User experience and business analytics

Experience and outcomes matter, whether the application is mobile app-to-user, IoT device-to-customers, or a web application behind the scenes. That’s why the Dynatrace platform encompasses the edge device and API. With intelligence into user sessions, including Real User Monitoring and Session Replay, teams can connect user experiences to business outcomes such as conversions, revenue, and KPIs. With data-backed decisions, answers at the ready, and real-time visibility into business KPIs, companies consistently and more efficiently deliver better digital business outcomes across all their channels.

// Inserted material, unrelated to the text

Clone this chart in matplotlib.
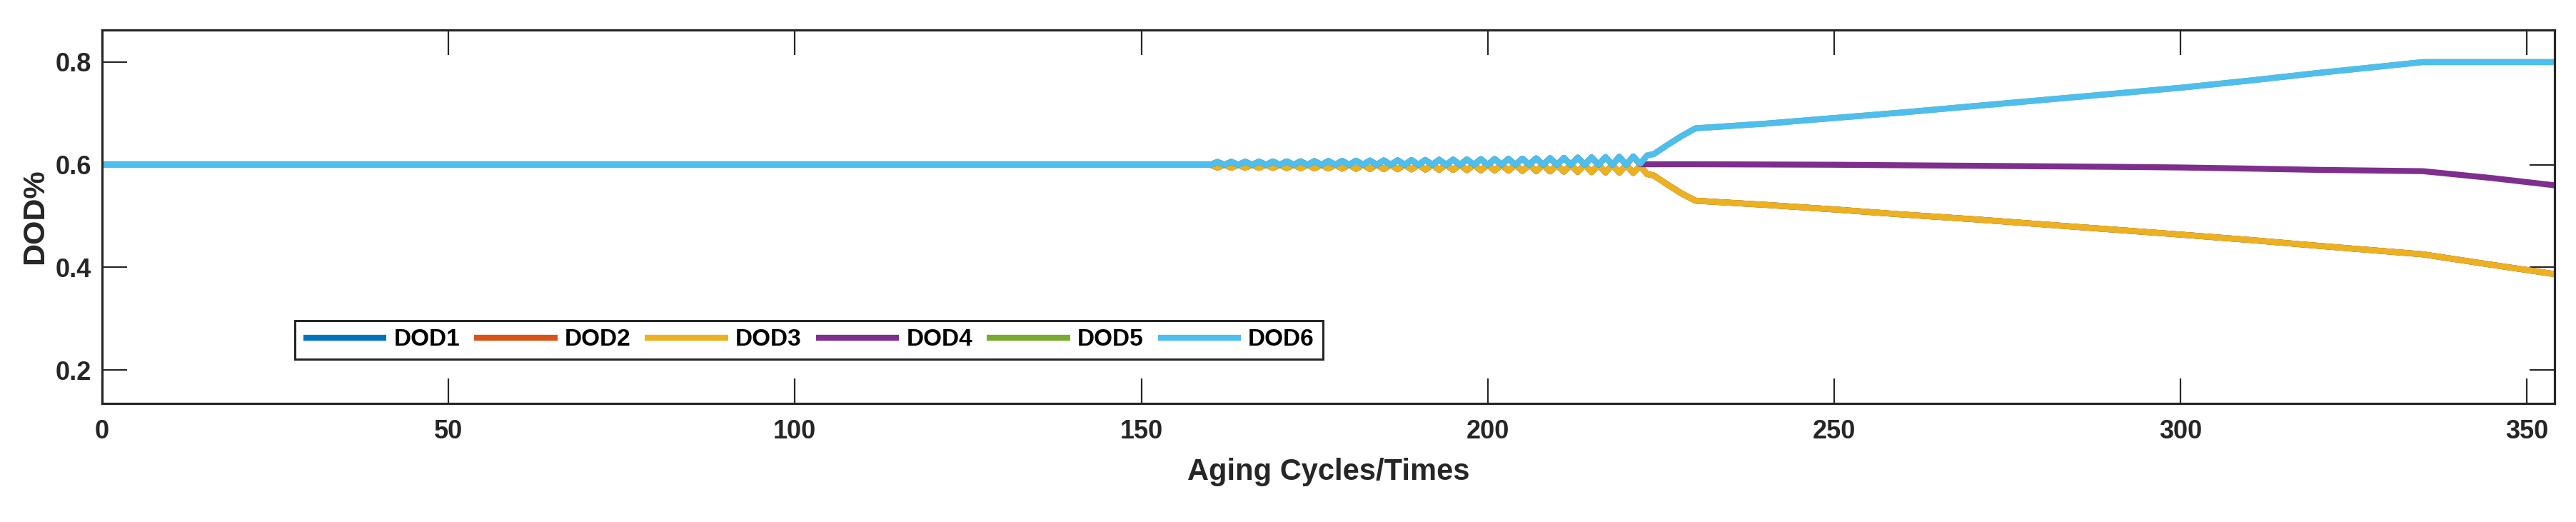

Leading vendors in the APM market

Gartner names leading vendors in the APM market in its annual Magic Quadrant report, giving APM users valuable insight into which solutions are best suited to their unique needs. Gartner positions each vendor into various quadrants on a graph, rating them according to their leadership position within the market and their completeness of vision.

Dynatrace was named a Leader in Gartner’s 2022 Magic Quadrant for APM for the eleventh consecutive time, positioned furthest for Completeness of Vision. Dynatrace also recently scored highest in 4 of 6 Critical Capabilities use cases in the 2022 Gartner Critical Capabilities for APM and Observability Report.

Deliver an exceptional user experience with APM

Customers increasingly demand a user experience that is as satisfying as reliable. Effective application performance monitoring gives organizations greater insight into underlying issues.

An APM solution that provides advanced observability through full-stack monitoring and enhanced root-cause analysis gives organizations even greater insight into application performance issues. It also solution provides digital teams with the full suite of capabilities needed to resolve priority issues faster and meet the growing customer demand for a stellar user experience.